Wednesday, March 3, 2010

Cities and Towns try to Trim Budgets....

I love a well educated police force as well as my neighbor's daughter who attends Harvard.  I do not want or can afford to pay for their education. 

BEVERLY — Faced with cuts of 80 percent in state aid for law enforcement education incentives, Beverly and its police unions got creative.
They agreed to a three-month trial period of contract changes to ensure officers continue to receive their pay under the Quinn Bill.
"We absolutely wanted to work with whomever to try to retain that salary," said Sgt. Phil McCarthy, president of the Beverly Police Superior Officers Association.
And police say a better-educated officer is a safer, more effective officer.
As the state slashes its portion of payments for the Quinn Bill, as it's called, cities and police departments across the North Shore have renegotiated contracts, tightened budgets and tapped reserve accounts.

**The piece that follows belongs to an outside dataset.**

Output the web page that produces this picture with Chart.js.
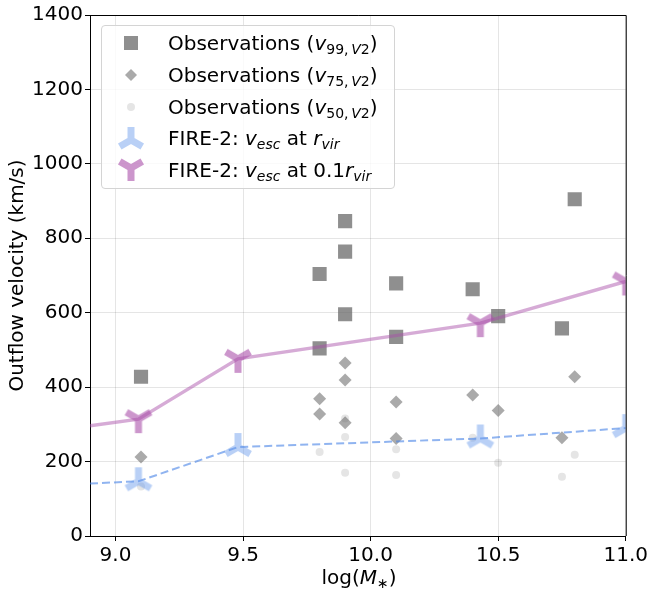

  1. When my last employer had to cut expenses, one of the first to go was the educational reimbursement plan. First, payments were deferred. Next, they were stopped completely.

    Education is not a right. It's earned. Earned by your own sweat of your brow. I worked by way through college with the help of two scholarships. My daughter is now working her way through nursing school. My wife paid her own way through her doctorate.

    Nothing in life if free, there's a cost that comes home eventually. It's better to pay as you go than get that lump sum bill when payment, in whatever form, comes due.

  2. We too pay our own way, and we also pay for others, but...we can not pay for everyone.

  3. Yes, let's keep cutting education and first responders so that we can keep dishing up billions in entitlements. Genius.